### PROBLEM REQUIREMENTS
Please write out the material that follows, exactly as it stands.

### DATASET EXTRACT
>> start

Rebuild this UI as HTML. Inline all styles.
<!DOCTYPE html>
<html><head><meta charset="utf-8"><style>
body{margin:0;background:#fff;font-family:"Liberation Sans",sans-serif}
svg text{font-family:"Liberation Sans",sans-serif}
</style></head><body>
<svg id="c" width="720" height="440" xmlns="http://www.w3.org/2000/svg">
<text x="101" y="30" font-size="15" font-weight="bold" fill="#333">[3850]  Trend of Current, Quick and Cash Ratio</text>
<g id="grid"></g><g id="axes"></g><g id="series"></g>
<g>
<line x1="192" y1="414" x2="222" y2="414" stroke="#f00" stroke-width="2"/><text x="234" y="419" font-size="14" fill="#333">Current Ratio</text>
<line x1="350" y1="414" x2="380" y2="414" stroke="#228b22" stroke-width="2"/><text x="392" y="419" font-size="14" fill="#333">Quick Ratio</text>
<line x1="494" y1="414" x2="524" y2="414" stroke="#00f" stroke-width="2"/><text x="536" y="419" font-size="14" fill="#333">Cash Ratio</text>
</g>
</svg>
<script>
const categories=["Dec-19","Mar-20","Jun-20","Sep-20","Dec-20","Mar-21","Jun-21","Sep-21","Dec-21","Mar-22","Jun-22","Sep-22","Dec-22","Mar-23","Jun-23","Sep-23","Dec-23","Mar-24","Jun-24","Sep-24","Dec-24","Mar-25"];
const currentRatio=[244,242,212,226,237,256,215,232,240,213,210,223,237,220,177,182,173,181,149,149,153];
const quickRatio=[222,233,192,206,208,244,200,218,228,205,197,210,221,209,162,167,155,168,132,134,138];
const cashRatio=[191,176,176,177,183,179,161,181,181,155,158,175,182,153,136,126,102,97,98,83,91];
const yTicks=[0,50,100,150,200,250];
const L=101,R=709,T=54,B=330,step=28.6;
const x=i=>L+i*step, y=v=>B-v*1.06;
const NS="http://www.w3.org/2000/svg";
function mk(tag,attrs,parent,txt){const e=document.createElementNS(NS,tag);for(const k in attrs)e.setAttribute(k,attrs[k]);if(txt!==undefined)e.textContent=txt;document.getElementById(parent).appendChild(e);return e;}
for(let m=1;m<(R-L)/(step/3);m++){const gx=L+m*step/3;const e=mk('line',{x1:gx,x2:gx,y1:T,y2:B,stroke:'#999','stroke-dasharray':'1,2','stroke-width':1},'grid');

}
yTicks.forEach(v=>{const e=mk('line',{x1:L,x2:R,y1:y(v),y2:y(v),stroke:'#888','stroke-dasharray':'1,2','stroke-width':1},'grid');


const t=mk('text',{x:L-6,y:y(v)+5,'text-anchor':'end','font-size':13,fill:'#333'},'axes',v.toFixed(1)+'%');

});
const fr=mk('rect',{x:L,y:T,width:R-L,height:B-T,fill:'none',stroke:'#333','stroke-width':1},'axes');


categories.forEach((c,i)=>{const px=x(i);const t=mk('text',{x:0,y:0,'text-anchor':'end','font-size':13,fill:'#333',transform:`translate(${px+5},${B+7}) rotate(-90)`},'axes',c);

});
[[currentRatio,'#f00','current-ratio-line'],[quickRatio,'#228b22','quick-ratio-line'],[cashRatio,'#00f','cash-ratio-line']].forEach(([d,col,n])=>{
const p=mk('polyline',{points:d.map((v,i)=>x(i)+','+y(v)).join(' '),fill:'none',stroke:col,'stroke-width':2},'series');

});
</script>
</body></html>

>> end

### RESULT OF THE EXERCISE
Rebuild this UI as HTML. Inline all styles.
<!DOCTYPE html>
<html><head><meta charset="utf-8"><style>
body{margin:0;background:#fff;font-family:"Liberation Sans",sans-serif}
svg text{font-family:"Liberation Sans",sans-serif}
</style></head><body>
<svg id="c" width="720" height="440" xmlns="http://www.w3.org/2000/svg">
<text x="101" y="30" font-size="15" font-weight="bold" fill="#333">[3850]  Trend of Current, Quick and Cash Ratio</text>
<g id="grid"></g><g id="axes"></g><g id="series"></g>
<g>
<line x1="192" y1="414" x2="222" y2="414" stroke="#f00" stroke-width="2"/><text x="234" y="419" font-size="14" fill="#333">Current Ratio</text>
<line x1="350" y1="414" x2="380" y2="414" stroke="#228b22" stroke-width="2"/><text x="392" y="419" font-size="14" fill="#333">Quick Ratio</text>
<line x1="494" y1="414" x2="524" y2="414" stroke="#00f" stroke-width="2"/><text x="536" y="419" font-size="14" fill="#333">Cash Ratio</text>
</g>
</svg>
<script>
const categories=["Dec-19","Mar-20","Jun-20","Sep-20","Dec-20","Mar-21","Jun-21","Sep-21","Dec-21","Mar-22","Jun-22","Sep-22","Dec-22","Mar-23","Jun-23","Sep-23","Dec-23","Mar-24","Jun-24","Sep-24","Dec-24","Mar-25"];
const currentRatio=[244,242,212,226,237,256,215,232,240,213,210,223,237,220,177,182,173,181,149,149,153];
const quickRatio=[222,233,192,206,208,244,200,218,228,205,197,210,221,209,162,167,155,168,132,134,138];
const cashRatio=[191,176,176,177,183,179,161,181,181,155,158,175,182,153,136,126,102,97,98,83,91];
const yTicks=[0,50,100,150,200,250];
const L=101,R=709,T=54,B=330,step=28.6;
const x=i=>L+i*step, y=v=>B-v*1.06;
const NS="http://www.w3.org/2000/svg";
function mk(tag,attrs,parent,txt){const e=document.createElementNS(NS,tag);for(const k in attrs)e.setAttribute(k,attrs[k]);if(txt!==undefined)e.textContent=txt;document.getElementById(parent).appendChild(e);return e;}
for(let m=1;m<(R-L)/(step/3);m++){const gx=L+m*step/3;const e=mk('line',{x1:gx,x2:gx,y1:T,y2:B,stroke:'#999','stroke-dasharray':'1,2','stroke-width':1},'grid');

}
yTicks.forEach(v=>{const e=mk('line',{x1:L,x2:R,y1:y(v),y2:y(v),stroke:'#888','stroke-dasharray':'1,2','stroke-width':1},'grid');


const t=mk('text',{x:L-6,y:y(v)+5,'text-anchor':'end','font-size':13,fill:'#333'},'axes',v.toFixed(1)+'%');

});
const fr=mk('rect',{x:L,y:T,width:R-L,height:B-T,fill:'none',stroke:'#333','stroke-width':1},'axes');


categories.forEach((c,i)=>{const px=x(i);const t=mk('text',{x:0,y:0,'text-anchor':'end','font-size':13,fill:'#333',transform:`translate(${px+5},${B+7}) rotate(-90)`},'axes',c);

});
[[currentRatio,'#f00','current-ratio-line'],[quickRatio,'#228b22','quick-ratio-line'],[cashRatio,'#00f','cash-ratio-line']].forEach(([d,col,n])=>{
const p=mk('polyline',{points:d.map((v,i)=>x(i)+','+y(v)).join(' '),fill:'none',stroke:col,'stroke-width':2},'series');

});
</script>
</body></html>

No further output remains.